Разумеется. Ну и молилась дома по праздникам. У нее был такой красивый молитвенник, в кожаном переплете, с застежкой из сло-новой кости. Разумеется, ни о какой кошерной кухне, ни о чем подобном у нас и речи не шло. Есть о моей бабушке одна смешная история. В Пасху, значит, она не ела хлеба. В этом до жути некошерном доме, в котором на столе лежали хлеб и маца, бабушка ела исключительно мацу. Вот только… ела она ее с маслом и ветчиной!
А мамин отец?
Я его не знала. Он трагически погиб, кажется, в 1914 году. Был купцом, держал крошечную фабрику, на которой шили голенища, вел какие-то дела в России. Поехал по делам в Россию – и не вернулся. Извозчик его убил и ограбил. Знаю, что извозчик забрал у него большой бумажник со всеми векселями, а это было целое наше состояние. Поэтому мама вынуждена была прервать курс медицины в Сорбонне, вернулась к бабушке и начала работать. Позднее закончила биологический факультет. А что до ассимиляции, это, знаете ли, неточное понятие.
Давайте немного об этом поговорим.
Конечно. Сейчас ассимиляция понимается так, будто эти люди отошли от еврейства. Нет, это неправда. Тут, скорее, можно говорить о внешней ассимиляции – об ассимиляции костюма, языка, они ведь все говорили по-польски. Но это вовсе не отменяло того, что они были евреями.
И осознавали себя евреями.
Абсолютно так, абсолютно! Огромный слой интеллигенции ни на миг не переставал чувствовать себя еврейской интеллигенцией. Среди них были сионисты, были те, кто во всем, кроме вопроса о языке, соглашался с бундовцами: да, мы здесь у себя дома, мы равноправные жители этой страны.
Вы не могли бы подробнее описать, в чем, кроме признания собственной обособленности, состояло осознание себя евреями?
Нет, это не было признание собственной обособленности! Вы думаете, если кто-то считает себя поляком, он тем самым осознает свою обособленность? Это моя собственная культура, существующая рядом с такой же моей польской культурой. Я молюсь в другом месте, не соглашаюсь с тем, что Христос был Богом. В представлении евреев он был еще одним пророком. Будь он Мессией, мир был бы спасен. Но этого не случилось. Кто-то может быть евангеликом, кто-то – греко-католиком.
То есть это прежде всего различия в вере?

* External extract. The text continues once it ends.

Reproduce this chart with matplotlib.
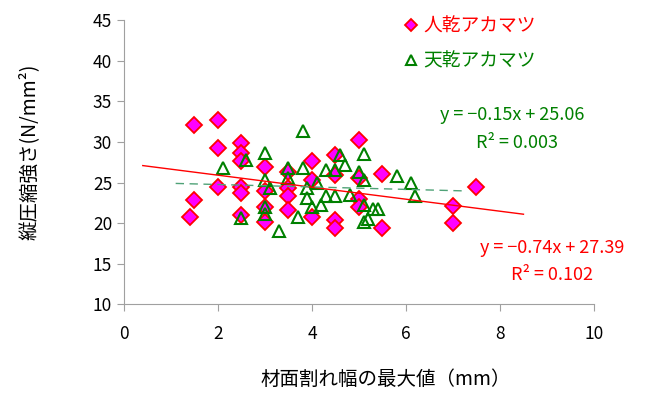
import numpy as np
import matplotlib
matplotlib.use('Agg')
import matplotlib.pyplot as plt

plt.rcParams['font.family'] = ['Noto Sans CJK JP', 'DejaVu Sans']

# 人乾アカマツ (diamonds)
jin_x = [1.4, 1.5, 1.5, 2.0, 2.0, 2.0, 2.5, 2.5, 2.5, 2.5, 2.5, 2.5,
         3.0, 3.0, 3.0, 3.0, 3.5, 3.5, 3.5, 3.5, 4.0, 4.0, 4.0,
         4.5, 4.5, 4.5, 4.5, 5.0, 5.0, 5.0, 5.0, 5.5, 5.5, 7.0, 7.0, 7.5]
jin_y = [20.7, 22.85, 32.1, 32.7, 29.2, 24.4, 29.85, 28.7, 27.6, 24.4, 23.7, 21.0,
         26.95, 23.9, 22.0, 20.2, 26.3, 24.3, 23.3, 21.6, 27.7, 25.3, 20.7,
         28.4, 25.9, 20.4, 19.4, 30.3, 25.6, 23.0, 22.0, 26.1, 19.4, 22.15, 20.06, 24.4]

# 天乾アカマツ (triangles)
ten_x = [2.1, 2.6, 2.5, 3.0, 3.0, 3.1, 3.0, 3.0, 3.3, 3.5, 3.5, 3.8, 3.8,
         3.7, 3.9, 3.9, 4.0, 4.1, 4.3, 4.3, 4.2, 4.5, 4.6, 4.7, 4.5, 4.8,
         5.1, 5.0, 5.1, 5.1, 5.3, 5.4, 5.1, 5.2, 5.8, 6.1, 6.2]
ten_y = [26.8, 27.8, 20.6, 28.6, 25.3, 24.3, 22.0, 21.1, 19.0, 26.8, 25.6, 31.3, 26.8,
         20.8, 24.3, 23.1, 22.0, 25.0, 26.6, 23.3, 22.2, 26.6, 28.4, 27.2, 23.3, 23.5,
         28.5, 26.3, 25.3, 22.2, 21.8, 21.8, 20.1, 20.5, 25.8, 24.9, 23.3]

# trend lines from the chart labels (slope, intercept, R2)
jin_fit = (-0.74, 27.39, 0.102)
ten_fit = (-0.15, 25.06, 0.003)
forecast = 1.0

labels = ['人乾アカマツ', '天乾アカマツ']
xlabel = '材面割れ幅の最大値（mm）'
ylabel = '縦圧縮強さ(N/mm²)'

fig = plt.figure(figsize=(6.45, 3.94), dpi=100)
ax = fig.add_axes([0.1922, 0.2277, 0.7287, 0.7208])

ax.plot(jin_x, jin_y, 'D', ms=8, mfc='#ff00ff', mec='#ff0000', mew=1.3,
        ls='none', label=labels[0], zorder=3)
ax.plot(ten_x, ten_y, '^', ms=9, mfc='none', mec='#008000', mew=1.5,
        ls='none', label=labels[1], zorder=4)

# excel style trendlines, extended one unit on each side
xr = np.array([min(jin_x) - forecast, max(jin_x) + forecast])
ax.plot(xr, jin_fit[0] * xr + jin_fit[1], color='#ff0000', lw=1.0, zorder=5)
xg = np.array([min(ten_x) - forecast, max(ten_x) + forecast])
ax.plot(xg, ten_fit[0] * xg + ten_fit[1], color='#4fa277', lw=1.0,
        ls=(0, (6, 4)), zorder=5)

def eq(fit):
    return 'y = −%.2fx + %.2f' % (-fit[0], fit[1]), 'R² = %.3f' % fit[2]

g1, g2 = eq(ten_fit)
r1, r2 = eq(jin_fit)
ax.text(0.825, 0.6665, g1, transform=ax.transAxes, ha='center', va='center',
        color='#008000', fontsize=13)
ax.text(0.836, 0.568, g2, transform=ax.transAxes, ha='center', va='center',
        color='#008000', fontsize=13)
ax.text(0.911, 0.198, r1, transform=ax.transAxes, ha='center', va='center',
        color='#ff0000', fontsize=13, clip_on=False)
ax.text(0.911, 0.103, r2, transform=ax.transAxes, ha='center', va='center',
        color='#ff0000', fontsize=13, clip_on=False)

ax.set_xlim(0, 10)
ax.set_ylim(10, 45)
ax.set_xticks(np.arange(0, 11, 2))
ax.set_yticks(np.arange(10, 46, 5))
for s in ['top', 'right']:
    ax.spines[s].set_visible(False)
for s in ['left', 'bottom']:
    ax.spines[s].set_color('#a0a0a0')
ax.tick_params(colors='#a0a0a0', labelcolor='black', labelsize=12.5, length=5)
ax.tick_params(axis='x', pad=10)

ax.set_xlabel(xlabel, fontsize=14)
ax.set_ylabel(ylabel, fontsize=14)
ax.xaxis.set_label_coords(0.557, -0.228)
ax.yaxis.set_label_coords(-0.18, 0.536)

leg = ax.legend(loc='upper left', bbox_to_anchor=(0.55, 1.075), frameon=False,
                fontsize=13.5, handletextpad=0.1, labelspacing=0.75,
                handlelength=1.2, markerscale=0.75)
for t, c in zip(leg.get_texts(), ['#ff0000', '#008000']):
    t.set_color(c)

fig.savefig('out.png', dpi=100)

Не только. Различия традиций, культуры.
Но традиция, культура, по крайней мере еврейская, вырастает из религии, веры.
А я знаю? Вряд ли… Я говорю о тех, кто полностью освободился от религии. А евреи в большей степени, чем другие народы, порвали с религией. Так вышло по необходимости. Сохранить религию было все равно, что остаться в культурном гетто. Но не стоит думать, будто все эти люди становились неверующими. Смешно звучит, но большинство так называемых ассимилированных раз в год ходили в синагогу.
В какую школу вы ходили в Варшаве?
Я ходила в еврейскую школу, обучение шло по-польски, но мы учили иврит. Перед войной начальной школы не было, только восемь или девять классов гимназии. Это была скорее сионистская, светская гимназия, религию нам не преподавали.

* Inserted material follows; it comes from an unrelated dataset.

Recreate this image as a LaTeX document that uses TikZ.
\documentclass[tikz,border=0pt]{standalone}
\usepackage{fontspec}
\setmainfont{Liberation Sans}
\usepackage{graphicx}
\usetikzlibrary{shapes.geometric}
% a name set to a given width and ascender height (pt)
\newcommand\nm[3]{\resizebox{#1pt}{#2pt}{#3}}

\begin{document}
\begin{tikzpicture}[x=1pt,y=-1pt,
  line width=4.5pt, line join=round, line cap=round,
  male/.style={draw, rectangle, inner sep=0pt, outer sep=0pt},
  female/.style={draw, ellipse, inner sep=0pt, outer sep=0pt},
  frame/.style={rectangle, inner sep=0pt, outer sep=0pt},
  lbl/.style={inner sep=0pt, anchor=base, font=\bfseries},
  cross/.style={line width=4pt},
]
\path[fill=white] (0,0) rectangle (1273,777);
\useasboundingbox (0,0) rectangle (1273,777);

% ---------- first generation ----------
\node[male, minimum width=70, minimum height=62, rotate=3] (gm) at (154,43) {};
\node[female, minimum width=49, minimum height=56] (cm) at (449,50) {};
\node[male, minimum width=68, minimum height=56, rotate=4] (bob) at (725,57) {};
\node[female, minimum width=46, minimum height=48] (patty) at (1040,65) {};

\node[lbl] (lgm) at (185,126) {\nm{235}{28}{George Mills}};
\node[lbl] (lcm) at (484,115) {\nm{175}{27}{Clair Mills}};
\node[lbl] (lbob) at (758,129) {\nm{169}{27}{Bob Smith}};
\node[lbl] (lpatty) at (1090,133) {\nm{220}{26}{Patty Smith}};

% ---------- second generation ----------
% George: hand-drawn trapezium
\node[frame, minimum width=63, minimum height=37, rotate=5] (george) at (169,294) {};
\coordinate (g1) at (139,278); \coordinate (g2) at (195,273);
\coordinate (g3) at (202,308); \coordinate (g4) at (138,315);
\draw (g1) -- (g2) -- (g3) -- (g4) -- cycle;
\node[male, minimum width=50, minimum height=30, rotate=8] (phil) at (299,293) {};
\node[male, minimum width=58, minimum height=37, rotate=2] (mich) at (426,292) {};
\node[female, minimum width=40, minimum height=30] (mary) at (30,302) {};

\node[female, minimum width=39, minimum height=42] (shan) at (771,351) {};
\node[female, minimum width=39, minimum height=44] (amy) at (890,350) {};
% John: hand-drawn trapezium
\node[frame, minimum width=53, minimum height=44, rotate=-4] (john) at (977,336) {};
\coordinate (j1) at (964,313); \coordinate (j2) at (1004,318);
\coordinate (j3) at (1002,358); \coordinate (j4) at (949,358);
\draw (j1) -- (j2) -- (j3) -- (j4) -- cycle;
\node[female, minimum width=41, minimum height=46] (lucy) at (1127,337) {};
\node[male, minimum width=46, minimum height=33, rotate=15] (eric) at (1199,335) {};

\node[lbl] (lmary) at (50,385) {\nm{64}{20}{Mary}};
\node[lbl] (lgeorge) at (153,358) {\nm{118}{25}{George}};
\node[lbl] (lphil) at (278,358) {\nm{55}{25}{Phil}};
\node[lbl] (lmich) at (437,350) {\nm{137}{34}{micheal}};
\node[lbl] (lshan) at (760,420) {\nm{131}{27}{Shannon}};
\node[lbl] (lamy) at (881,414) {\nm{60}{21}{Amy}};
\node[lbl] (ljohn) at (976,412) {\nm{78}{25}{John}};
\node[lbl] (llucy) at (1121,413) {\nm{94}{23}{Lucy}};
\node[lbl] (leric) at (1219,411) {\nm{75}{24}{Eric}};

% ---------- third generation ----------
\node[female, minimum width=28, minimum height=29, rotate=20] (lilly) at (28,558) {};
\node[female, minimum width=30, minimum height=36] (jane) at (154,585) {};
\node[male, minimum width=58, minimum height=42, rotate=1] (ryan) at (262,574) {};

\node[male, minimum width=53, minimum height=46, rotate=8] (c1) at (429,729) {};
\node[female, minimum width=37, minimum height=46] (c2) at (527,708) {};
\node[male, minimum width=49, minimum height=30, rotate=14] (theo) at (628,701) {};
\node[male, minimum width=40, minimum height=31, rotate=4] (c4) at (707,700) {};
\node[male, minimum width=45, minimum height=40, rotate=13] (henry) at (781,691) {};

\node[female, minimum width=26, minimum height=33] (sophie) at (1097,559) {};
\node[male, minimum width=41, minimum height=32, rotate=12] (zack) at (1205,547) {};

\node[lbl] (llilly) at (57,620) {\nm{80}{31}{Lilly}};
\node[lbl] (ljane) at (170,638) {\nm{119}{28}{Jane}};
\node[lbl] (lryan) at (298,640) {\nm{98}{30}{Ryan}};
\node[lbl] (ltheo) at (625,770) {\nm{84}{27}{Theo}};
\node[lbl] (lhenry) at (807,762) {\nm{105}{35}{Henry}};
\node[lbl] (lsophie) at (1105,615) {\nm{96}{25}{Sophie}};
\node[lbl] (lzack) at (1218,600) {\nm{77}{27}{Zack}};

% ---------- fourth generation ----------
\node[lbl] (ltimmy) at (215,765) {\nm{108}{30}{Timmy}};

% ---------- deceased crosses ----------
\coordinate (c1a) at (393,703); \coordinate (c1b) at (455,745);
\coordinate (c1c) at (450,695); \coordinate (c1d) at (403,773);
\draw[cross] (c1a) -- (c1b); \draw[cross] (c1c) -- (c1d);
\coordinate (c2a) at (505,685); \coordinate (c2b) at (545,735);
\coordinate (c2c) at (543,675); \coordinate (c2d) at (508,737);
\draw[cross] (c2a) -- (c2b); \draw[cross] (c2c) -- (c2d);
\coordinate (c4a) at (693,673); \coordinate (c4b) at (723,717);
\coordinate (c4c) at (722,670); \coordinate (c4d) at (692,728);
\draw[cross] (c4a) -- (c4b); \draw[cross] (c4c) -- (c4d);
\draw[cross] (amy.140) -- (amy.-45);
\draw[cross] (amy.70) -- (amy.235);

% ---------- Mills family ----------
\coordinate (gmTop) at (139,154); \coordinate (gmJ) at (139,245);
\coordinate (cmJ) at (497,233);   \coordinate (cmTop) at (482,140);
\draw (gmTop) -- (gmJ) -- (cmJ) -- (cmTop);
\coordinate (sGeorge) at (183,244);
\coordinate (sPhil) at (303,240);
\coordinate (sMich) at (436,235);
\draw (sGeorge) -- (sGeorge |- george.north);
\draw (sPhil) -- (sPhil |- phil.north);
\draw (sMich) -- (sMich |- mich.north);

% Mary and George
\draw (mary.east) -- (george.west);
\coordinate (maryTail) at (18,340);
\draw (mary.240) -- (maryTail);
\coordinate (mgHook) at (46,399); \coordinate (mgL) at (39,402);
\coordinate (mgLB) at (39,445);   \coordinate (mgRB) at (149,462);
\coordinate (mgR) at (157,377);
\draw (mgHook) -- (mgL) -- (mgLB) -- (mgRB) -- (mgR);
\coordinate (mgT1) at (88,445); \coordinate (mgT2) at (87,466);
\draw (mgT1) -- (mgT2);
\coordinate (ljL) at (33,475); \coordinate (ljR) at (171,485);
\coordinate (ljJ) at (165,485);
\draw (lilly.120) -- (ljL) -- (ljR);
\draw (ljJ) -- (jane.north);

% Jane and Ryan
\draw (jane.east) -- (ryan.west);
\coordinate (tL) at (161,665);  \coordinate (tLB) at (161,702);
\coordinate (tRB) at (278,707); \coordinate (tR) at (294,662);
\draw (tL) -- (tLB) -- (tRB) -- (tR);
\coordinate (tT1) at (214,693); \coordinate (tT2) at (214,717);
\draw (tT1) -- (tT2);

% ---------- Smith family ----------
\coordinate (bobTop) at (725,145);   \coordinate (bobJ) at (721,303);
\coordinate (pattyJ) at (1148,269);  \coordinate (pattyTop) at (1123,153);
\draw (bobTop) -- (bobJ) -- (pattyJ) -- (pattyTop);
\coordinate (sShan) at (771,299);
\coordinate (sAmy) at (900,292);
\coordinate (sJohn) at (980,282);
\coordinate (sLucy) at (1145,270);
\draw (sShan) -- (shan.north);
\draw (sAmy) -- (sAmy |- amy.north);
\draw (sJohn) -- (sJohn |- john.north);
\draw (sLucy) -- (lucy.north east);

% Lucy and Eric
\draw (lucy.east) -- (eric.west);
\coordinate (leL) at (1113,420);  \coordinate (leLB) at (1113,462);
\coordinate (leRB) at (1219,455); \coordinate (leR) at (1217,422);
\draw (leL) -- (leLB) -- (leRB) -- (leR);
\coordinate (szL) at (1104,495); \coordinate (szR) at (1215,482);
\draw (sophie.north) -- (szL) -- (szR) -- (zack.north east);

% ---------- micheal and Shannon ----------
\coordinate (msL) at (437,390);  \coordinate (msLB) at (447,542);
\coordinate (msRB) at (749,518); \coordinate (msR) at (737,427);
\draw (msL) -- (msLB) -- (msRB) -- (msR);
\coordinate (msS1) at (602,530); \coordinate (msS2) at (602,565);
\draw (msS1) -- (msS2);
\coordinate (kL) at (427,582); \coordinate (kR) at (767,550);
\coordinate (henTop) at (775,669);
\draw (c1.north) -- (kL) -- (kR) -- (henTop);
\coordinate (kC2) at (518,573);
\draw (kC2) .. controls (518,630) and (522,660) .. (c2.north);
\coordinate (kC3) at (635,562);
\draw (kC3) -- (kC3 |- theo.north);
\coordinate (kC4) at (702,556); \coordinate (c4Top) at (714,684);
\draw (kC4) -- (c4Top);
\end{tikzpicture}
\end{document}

Вы учились в Иегудии, женской гимназии, в которой была директором ваша мама?
Да. Восемь часов иврита в неделю: четыре часа литературы и языка и четыре часа еврейской истории, в том числе история религии. То есть настолько, насколько это было возможно, я росла в кругу еврейской культуры.
В Варшаве тогда было много еврейских школ?
Вы знаете, много, очень много. Погодите, что я помню? Калецкая, Поснерова, Прилуцкая, Иегудия, Хавацелес… Ну и мужские – Купеческого общества, Хинух, Лаор… Еврейских школ было около десяти.
Эти школы были государственные?
В Варшаве две женские школы и, кажется, две мужские были государственные. Остальные – частные. Иегудия содержалась за счет ежемесячной платы за обучение.
Как долго ваша мама была директором этой школы?
Двадцать пять лет. Сначала это была школа-четырехлетка на Дзельной, потом получила права государственной гимназии.
В 1934 году вы закончили школу и начали изучать медицину в Варшавском университете. Каково было учиться в Варшаве между 1934 и 1939 годом?
Вы знаете, это было некое потрясение. Поймите, я уже говорила об этом: несмотря ни на что, наше окружение было исключительно еврейским. Несмотря на глубокую связь с польской культурой – с литературой, с театром. Мы не сталкивались с бытовым антисемитизмом, по крайней мере до моей учебы в университете.